I'm finding it more and more difficult, as the industry morphs into something more elusive everyday with the help of new technology (i.e. blogs), to believe that I will one day earn my bread and butter through writing things that I feel are, indeed, honorable and of the public interest. Then again, being a young woman, he probably made some immediate gender-based presumptions as to what "journalism" meant to me. He probably thought I daydreamed about becoming an editor for Hello! or OK! or Grazia or one of those other bullshit chick-trash weeklies. I'm sure that he'd never stretch his imagination to think for one second that I may just be a lone Woodward looking for my female Bernstein...

He also told me a joke...here's the short version which probably isn't funny since it's lacking context, but...a woman turns to her husband in bed one night for a romantic interlude and says, "Honey, tonight, I want you to kiss me where it stinks." So he tells her to hop in the car right away. The hours go by and the wife is growing uneasy so she asks, "Honey, where are we going?" He says, "Darling, I'm driving you to Birmingham!"

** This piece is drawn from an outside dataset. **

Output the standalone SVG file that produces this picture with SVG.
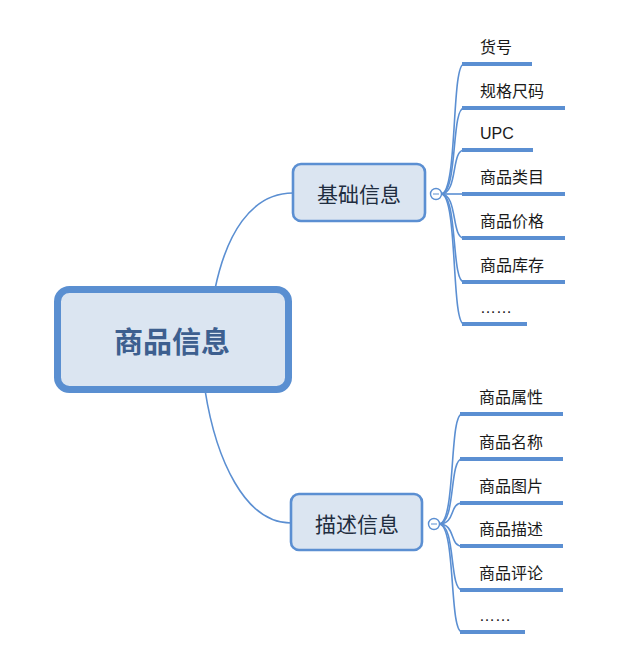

Wine almost shot out of my nose at that one--Frank Lampard's masseur is one funny guy.
This is what Frank Lampard looks like, he looks a lot dreamier when he's playing soccer:

Tuesday, February 07, 2006

A Movie Review

Just the other day I emerged from a darkened movie theater with my best friend Bobby, merrily walking along with that fresh, reality-distorted euphoria only a truly inpsiring film can induce. I breezily turned to Bobby to scan his face. "That was the one of the dullest movies I've ever seen. I've been wanting to walk out for over an hour," he said.



Coogan wonders if he is leading man material with a giant fake nose, Brydon fancies his yellow British teeth.

I had been looking forward to "Tristram Shandy: A Cock and Bull Story" for nearly a month, but in that moment I felt like a complete jackass. I look to Bobby for the gospel truth, and if he is telling me a film is dull, well maybe that makes me dull too?

Upon further reflection, I think I've been able to conclude that a) I am not a jackass for liking this movie, and b)Bobby did have a point.

The film is an adaptation of a novel in the same vein as, well, "Adaptation" (the cerebral Kaufman masterpiece starring Nicolas Cage). It takes the 18th c novel by Laurence Sterne, The Life and Opinions of Tristram Shandy, and successfully translates it into a film manifestation with the same self-indulgent, incomprehensible narrative that made the book so uniquely timeless. In the same way that the narrator of the "biographic" novel, Tristram, leads his readers away from his own life story with arbitrary revelations and digressions, the filmmakers of said adaptation have cleverly mimicked this idiosyncratic tendency. The result is a film within a film not dissimilar to Sterne's novel within a novel: with me so far?

In the words of Steve Coogan, the actor who stars as Tristram Shandy and as a satirical exaggeration of himself--the actor Steve Coogan: "Tristram Shandy was postmodern before there was any modern to be post about."

It was hard for me to critically analyze this film based on its own merits, due to my own infatuation with Steve Coogan, the actor best known for his role as Alan Partidge in "I Am Alan Partridge" and "Knowing Me, Knowing You". He is master of that trendy new form of humor I like to think of as anti-humor. Anti-humor pioneers include Ricky Gervais and Larry David, as well as the US TV show, "Arrested Development". Anti-humorists are not the typical comedians, no, their mission is to make the audience feel awkward as they recklessly put themselves in awkward situations that mirror real life.

But it seems I was not the only one infatuated with Coogan, as director Michael Winterbottom took what could have been a brilliant Kaufman-esque piece and turned it into a bona fide loveletter to the actor. Anyone who has seen "24 Hour Party People" can attest. In "24 Hour", Winterbottom took a pitifully bland script and solely relied on Coogan's supreme wit to dig it out of the muck. That time it failed. This time, with the help of the endearing egomaniac of a co-star Rob Brydon, the film was nearly carried, but not quite. "A Cock and Bull Story" is quite like the unfortunate progression of a carnival ride after too much funnel cake: fast-paced and exciting at first, then dizzying, then nauseating.